→ Given material:
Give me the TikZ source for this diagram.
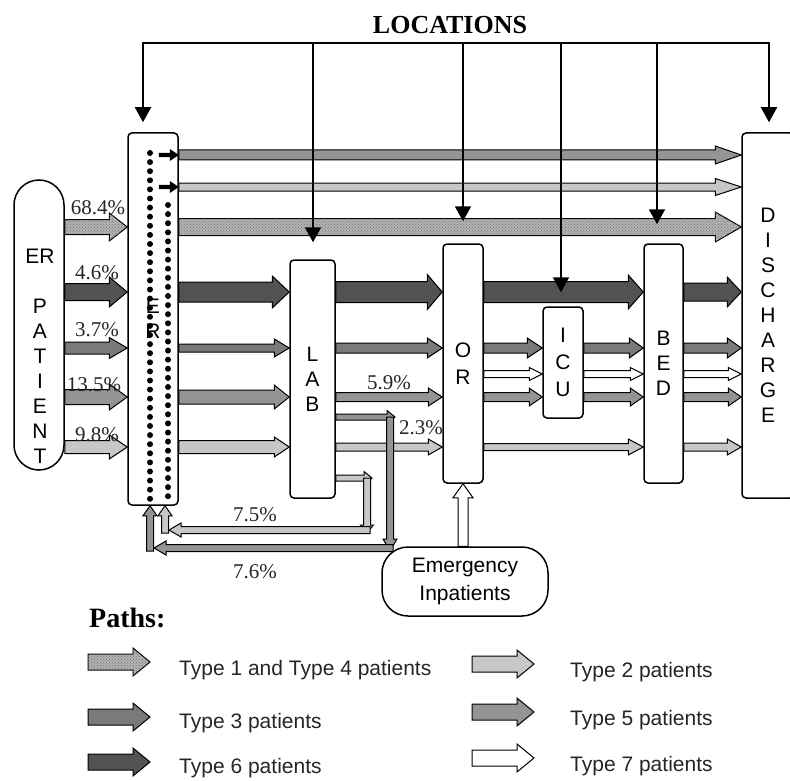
\documentclass[tikz,border=0pt]{standalone}
\usepackage{fontspec}
\setmainfont{Liberation Serif}
\setsansfont{Liberation Sans}
\usetikzlibrary{positioning,arrows.meta,calc,patterns}

% block arrow: [style]{from}{to}{half body}{half head}{head length}
\newcommand\barrow[6][]{%
  \path[#1] let \p1=#2, \p2=#3,
      \n1={atan2(\y2-\y1,\x2-\x1)}, \n2={veclen(\x2-\x1,\y2-\y1)} in
    [shift={(\p1)}, rotate=\n1]
    (0pt,#4pt) -- (\n2-#6pt,#4pt) -- (\n2-#6pt,#5pt) -- (\n2+0pt,0pt)
    -- (\n2-#6pt,-#5pt) -- (\n2-#6pt,-#4pt) -- (0pt,-#4pt) -- cycle;}

\begin{document}
\begin{tikzpicture}[x=1pt, y=-1pt, >={Triangle[width=16pt,length=15pt]},
  ward/.style={draw, line width=1.5, rounded corners=4, fill=white, inner sep=0,
    align=center, font=\sffamily\fontsize{21}{25}\selectfont},
  t14/.style={draw, line width=1, fill=black!30,
    postaction={pattern=crosshatch dots, pattern color=black!55}},
  t2/.style={draw, line width=1, fill=black!22},
  t3/.style={draw, line width=1, fill=black!52},
  t5/.style={draw, line width=1, fill=black!42},
  t6/.style={draw, line width=1, fill=black!68},
  t7/.style={draw, line width=1, fill=white},
  pct/.style={font=\fontsize{21}{24}\selectfont, text=black!85, inner sep=0},
  legtext/.style={anchor=base west, font=\sffamily\fontsize{21}{24}\selectfont, text=black!85, inner sep=0},
  locline/.style={line width=1.9}]
\useasboundingbox (0,0) rectangle (790,781);

\node[ward, rounded corners=25, minimum width=50, minimum height=290] (pat) at (39,325) {};
\node[ward, draw=none, fill=none] (patlbl) at (40,356) {ER\\[24.6pt]P\\A\\T\\I\\E\\N\\T};
\node[ward, minimum width=50, minimum height=372] (er)  at (153,319)   {E\\R};
\node[ward, minimum width=45, minimum height=238] (lab) at (312.5,379) {L\\A\\B};
\node[ward, minimum width=40, minimum height=239, font=\sffamily\fontsize{21}{27}\selectfont] (opr) at (463,363.5) {O\\R};
\node[ward, minimum width=40, minimum height=111, font=\sffamily\fontsize{21}{27}\selectfont] (icu) at (563,362.5) {I\\C\\U};
\node[ward, minimum width=39, minimum height=239] (bed) at (663.5,363.5) {B\\E\\D};
\node[ward, minimum width=52, minimum height=365] (dis) at (768,315.5) {D\\I\\S\\C\\H\\A\\R\\G\\E};
\node[ward, rounded corners=26, minimum width=166, minimum height=69,
  font=\sffamily\fontsize{21}{28}\selectfont] (emg) at (465,581.5) {Emergency\\Inpatients};

\coordinate (r1) at (0,155);
\coordinate (r2) at (0,187);
\coordinate (r3) at (0,227);
\coordinate (r4) at (0,292);
\coordinate (r5) at (0,348);
\coordinate (rw) at (0,374);
\coordinate (r6) at (0,397);
\coordinate (r7) at (0,447);
\coordinate (l1) at (0,417);
\coordinate (l2) at (0,478);
\coordinate (c1) at (390,548);
\coordinate (c2) at (367,530);
\coordinate (bar) at (0,43);

\foreach \k in {0,...,38} \fill (150,153+9.1*\k) circle[radius=3pt];
\foreach \k in {0,...,32} \fill (168,205+9.1*\k) circle[radius=3pt];
\barrow[fill=black]{($(er.east|-r1)+(-20,0)$)}{(er.east|-r1)}{2.2}{6}{9};
\barrow[fill=black]{($(er.east|-r2)+(-20,0)$)}{(er.east|-r2)}{2.2}{6}{9};

\barrow[t14]{(pat.east|-r3)}{(er.west|-r3)}{7.5}{14}{18};
\barrow[t6]{(pat.east|-r4)}{(er.west|-r4)}{8.5}{15}{18};
\barrow[t3]{(pat.east|-r5)}{(er.west|-r5)}{6}{10.5}{18};
\barrow[t5]{(pat.east|-r6)}{(er.west|-r6)}{7.5}{13}{18};
\barrow[t2]{(pat.east|-r7)}{(er.west|-r7)}{6.5}{12}{18};

\barrow[t5]{(er.east|-r1)}{(dis.west|-r1)}{5}{9}{26};
\barrow[t2]{(er.east|-r2)}{(dis.west|-r2)}{4}{8.5}{26};
\barrow[t14]{(er.east|-r3)}{(dis.west|-r3)}{8.5}{15}{26};

\barrow[t6]{(er.east|-r4)}{(lab.west|-r4)}{10}{16}{17};
\barrow[t3]{(er.east|-r5)}{(lab.west|-r5)}{4}{9}{15};
\barrow[t5]{(er.east|-r6)}{(lab.west|-r6)}{7}{12}{15};
\barrow[t2]{(er.east|-r7)}{(lab.west|-r7)}{6.5}{10}{15};

\barrow[t6]{(lab.east|-r4)}{(opr.west|-r4)}{10.5}{17.5}{15};
\barrow[t3]{(lab.east|-r5)}{(opr.west|-r5)}{5}{10}{15};
\barrow[t5]{(lab.east|-r6)}{(opr.west|-r6)}{4.5}{9}{14};
\barrow[t2]{(lab.east|-r7)}{(opr.west|-r7)}{4}{8}{14};

\barrow[t6]{(opr.east|-r4)}{(bed.west|-r4)}{10.5}{17}{15};
\barrow[t3]{(opr.east|-r5)}{(icu.west|-r5)}{5}{10}{15};
\barrow[t7]{(opr.east|-rw)}{(icu.west|-rw)}{3.5}{6.5}{13};
\barrow[t5]{(opr.east|-r6)}{(icu.west|-r6)}{4.5}{9}{13};
\barrow[t2]{(opr.east|-r7)}{(bed.west|-r7)}{3.5}{8}{15};

\barrow[t3]{(icu.east|-r5)}{(bed.west|-r5)}{5}{10}{14};
\barrow[t7]{(icu.east|-rw)}{(bed.west|-rw)}{3.5}{6.5}{13};
\barrow[t5]{(icu.east|-r6)}{(bed.west|-r6)}{4.5}{9}{13};

\barrow[t6]{(bed.east|-r4)}{(dis.west|-r4)}{9}{15}{14};
\barrow[t3]{(bed.east|-r5)}{(dis.west|-r5)}{5}{10}{14};
\barrow[t7]{(bed.east|-rw)}{(dis.west|-rw)}{3.5}{6.5}{13};
\barrow[t5]{(bed.east|-r6)}{(dis.west|-r6)}{4.5}{9}{13};
\barrow[t2]{(bed.east|-r7)}{(dis.west|-r7)}{4}{8}{14};

\barrow[t7]{(opr.south|-emg.north)}{(opr.south)}{5}{10}{14};

\barrow[t2]{(lab.east|-l2)}{($(c2|-l2)+(5,0)$)}{3}{6.5}{8};
\barrow[t2]{(c2|-l2)}{($(c2)+(0,3)$)}{3.5}{6.5}{8};
\barrow[t2]{($(er.south|-c2)+(12,3)$)}{($(er.south)+(12,0)$)}{3.5}{7}{10};
\barrow[t2]{($(c2)+(3,0)$)}{($(er.south|-c2)+(16,0)$)}{3.5}{7}{12};
\barrow[t5]{(lab.east|-l1)}{($(c1|-l1)+(5,0)$)}{3}{6.5}{8};
\barrow[t5]{(c1|-l1)}{($(c1)+(0,3)$)}{3.5}{7}{12};
\barrow[t5]{($(er.south|-c1)+(-3,3)$)}{($(er.south)+(-3,0)$)}{3.5}{7}{10};
\barrow[t5]{($(c1)+(3,0)$)}{($(er.south|-c1)+(1,0)$)}{3.5}{7}{12};

\node[pct] (p684) at (98,208) {68.4\%};
\node[pct] (p46)  at (97,273) {4.6\%};
\node[pct] (p37)  at (97,330) {3.7\%};
\node[pct] (p135) at (94,385) {13.5\%};
\node[pct] (p98)  at (97,435) {9.8\%};
\node[pct] (p59)  at (389,383) {5.9\%};
\node[pct] (p23)  at (421,428) {2.3\%};
\node[pct] (p75)  at (255,515) {7.5\%};
\node[pct] (p76)  at (255,572) {7.6\%};

\node[font=\bfseries\fontsize{26}{30}\selectfont, inner sep=0] (loc) at (450,25) {LOCATIONS};
\draw[locline, line cap=rect] ($(er.north|-bar)+(-10,0)$) -- ($(dis.north|-bar)+(1,0)$);
\foreach \n/\dx/\gap in {er/-10/10, lab/0.5/17, opr/0/22, icu/-2/14, bed/-6.5/19, dis/1/10}
  \draw[locline,->] ($(\n.north|-bar)+(\dx,0)$) -- ($(\n.north)+(\dx,-\gap)$);

\node[font=\bfseries\fontsize{28}{30}\selectfont, anchor=west, inner sep=0] (paths) at (89,618) {Paths:};
\coordinate (k1) at (88,662);
\coordinate (k3) at (88,717);
\coordinate (k6) at (88,762);
\coordinate (k2) at (472,664);
\coordinate (k5) at (472,712);
\coordinate (k7) at (472,758);
\barrow[t14]{(k1)}{($(k1)+(62,0)$)}{8}{14}{17};
\barrow[t3]{(k3)}{($(k3)+(62,0)$)}{8}{14}{17};
\barrow[t6]{(k6)}{($(k6)+(62,0)$)}{8}{14}{17};
\barrow[t2]{(k2)}{($(k2)+(62,0)$)}{8}{14}{17};
\barrow[t5]{(k5)}{($(k5)+(62,0)$)}{8}{14}{17};
\barrow[t7]{(k7)}{($(k7)+(62,0)$)}{8}{14}{17};
\node[legtext] (k1t) at (179,675) {Type 1 and Type 4 patients};
\node[legtext] (k3t) at (179,728) {Type 3 patients};
\node[legtext] (k6t) at (179,773) {Type 6 patients};
\node[legtext] (k2t) at (570,677) {Type 2 patients};
\node[legtext] (k5t) at (570,725) {Type 5 patients};
\node[legtext] (k7t) at (570,771) {Type 7 patients};
\end{tikzpicture}
\end{document}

→ Short exercise: In the data above, please extract the lines from the first one through the line with "(0,0) rectangle (790,781);", exactly, and keep pictures out.

→ The response:
Give me the TikZ source for this diagram.
\documentclass[tikz,border=0pt]{standalone}
\usepackage{fontspec}
\setmainfont{Liberation Serif}
\setsansfont{Liberation Sans}
\usetikzlibrary{positioning,arrows.meta,calc,patterns}

% block arrow: [style]{from}{to}{half body}{half head}{head length}
\newcommand\barrow[6][]{%
  \path[#1] let \p1=#2, \p2=#3,
      \n1={atan2(\y2-\y1,\x2-\x1)}, \n2={veclen(\x2-\x1,\y2-\y1)} in
    [shift={(\p1)}, rotate=\n1]
    (0pt,#4pt) -- (\n2-#6pt,#4pt) -- (\n2-#6pt,#5pt) -- (\n2+0pt,0pt)
    -- (\n2-#6pt,-#5pt) -- (\n2-#6pt,-#4pt) -- (0pt,-#4pt) -- cycle;}

\begin{document}
\begin{tikzpicture}[x=1pt, y=-1pt, >={Triangle[width=16pt,length=15pt]},
  ward/.style={draw, line width=1.5, rounded corners=4, fill=white, inner sep=0,
    align=center, font=\sffamily\fontsize{21}{25}\selectfont},
  t14/.style={draw, line width=1, fill=black!30,
    postaction={pattern=crosshatch dots, pattern color=black!55}},
  t2/.style={draw, line width=1, fill=black!22},
  t3/.style={draw, line width=1, fill=black!52},
  t5/.style={draw, line width=1, fill=black!42},
  t6/.style={draw, line width=1, fill=black!68},
  t7/.style={draw, line width=1, fill=white},
  pct/.style={font=\fontsize{21}{24}\selectfont, text=black!85, inner sep=0},
  legtext/.style={anchor=base west, font=\sffamily\fontsize{21}{24}\selectfont, text=black!85, inner sep=0},
  locline/.style={line width=1.9}]
\useasboundingbox (0,0) rectangle (790,781);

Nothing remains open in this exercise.